The organizations supporting the rally included the “Poland for Jesus” movement, the “Polania” Krakow Foundation, the Church of Evangelical Christians, the “New Jerusalem” Church, Radzyń Podlaski and Church Mission.

Others attending were “A New Beginning” based in Skarżysko-Kamienna, the Gdynia-based Pentecostal congregation “Ecclesia,” the “Cenacle” Christian Church in Kielce, the “Road” Church in Warsaw, the “Zion” Church of Jesus Christ in Rzeszów and the “On the Walls of the City” Foundation in Gliwice.

The rally was peaceful despite an attempt to disrupt it by a group from National Rebirth of Poland, who waved Palestinian Authority flags, the JTA writes.

Czyszek added in his comments to JTA that “when Polish and European media report on events in Israel, it is often unreliable and negative for Israelis.”

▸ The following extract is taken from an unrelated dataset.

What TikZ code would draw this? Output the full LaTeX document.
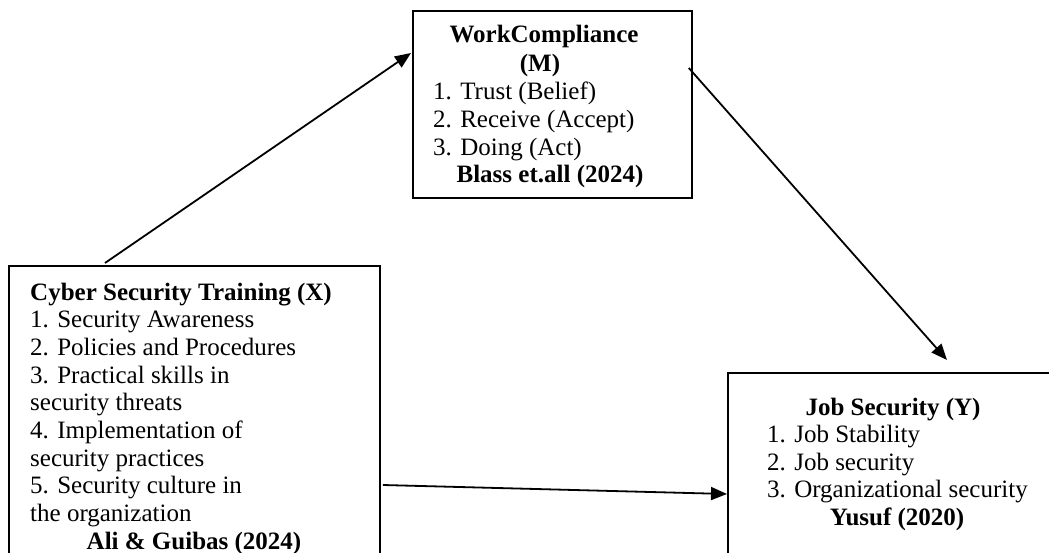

In December, Haaretz writer Marisa Fox-Bevilacqua described Poland as becoming “increasingly polarized” with Jews caught in the crosshairs and with a continuation of the anti-Semitism that was seen during the Holocaust.

“As a response to the Paris attacks last month, a group in the city of Wroclaw protesting the European Union’s call to absorb Syrian refugees burned an effigy of a Hassidic Jew holding an EU flag, chanting: ‘God, honor and fatherland!’,” Fox-Bevilacqua wrote on December 29.

Furthermore, she adds that the nationalist platform of Poland’s leading Law and Justice party calls to “culturally whitewash Poland’s Holocaust past.”

“At least one right wing politician has openly blamed Jews for instigating two weekends of civil protests over Law and Justice’s stranglehold over both the presidency and parliament,” she notes.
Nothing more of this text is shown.